Um
dia, Madame de Sevigné sentenciou: “O café passará, como
Racine.” Ah, que poder de síntese, minha cara Madame! Como foi que
a senhora conseguiu dizer duas barbaridades numa única frase?
Poder
de síntese, esse o tinha, de fato, Racine, quando, para darmos
apenas um exemplo, conseguiu expressar a paixão, a crueldade, a
complexidade do caráter de Nero num só verso de doze sílabas:
“J’aimais jusqu’à ses pleurs, que je faisais couler!” (Eu
amava até as suas lágrimas, que eu fazia correrem!)
Sim,
porque o verdadeiro sádico ama verdadeiramente a quem faz sofrer.

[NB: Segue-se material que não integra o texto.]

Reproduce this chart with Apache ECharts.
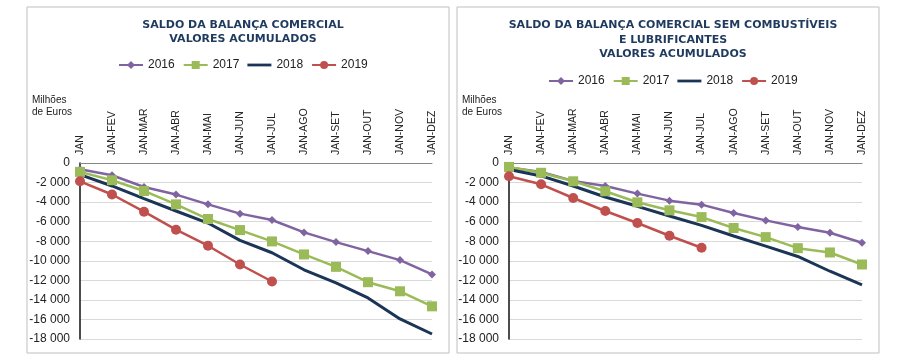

Que o digam esses pretensos casais desunidos, que jamais conseguem
separar-se. Só os sádicos? — pergunto eu. Recordemos aquelas
palavras de Oscar Wilde, na Balada do cárcere : “A gente sempre
mata aquilo que ama; os fortes com um punhal, os covardes com um
sorriso.”
Aliás,
o Nero do alexandrino raciniano já tinha decretado a morte da sua
amada, cujas lágrimas agora tanto o enterneciam.
Haverá
os santos do inferno? Nero deverá ter sido um deles...
Porque
na verdade é idêntico o nosso pasmo, quase incrédulo, tanto ante a
vida de Nero como ante a vida de São Francisco de Assis. Porque os
extremos sempre se tocaram. Porque os Santos — no seu prodigioso
arrebatamento — são uma espécie de celerados do Bem.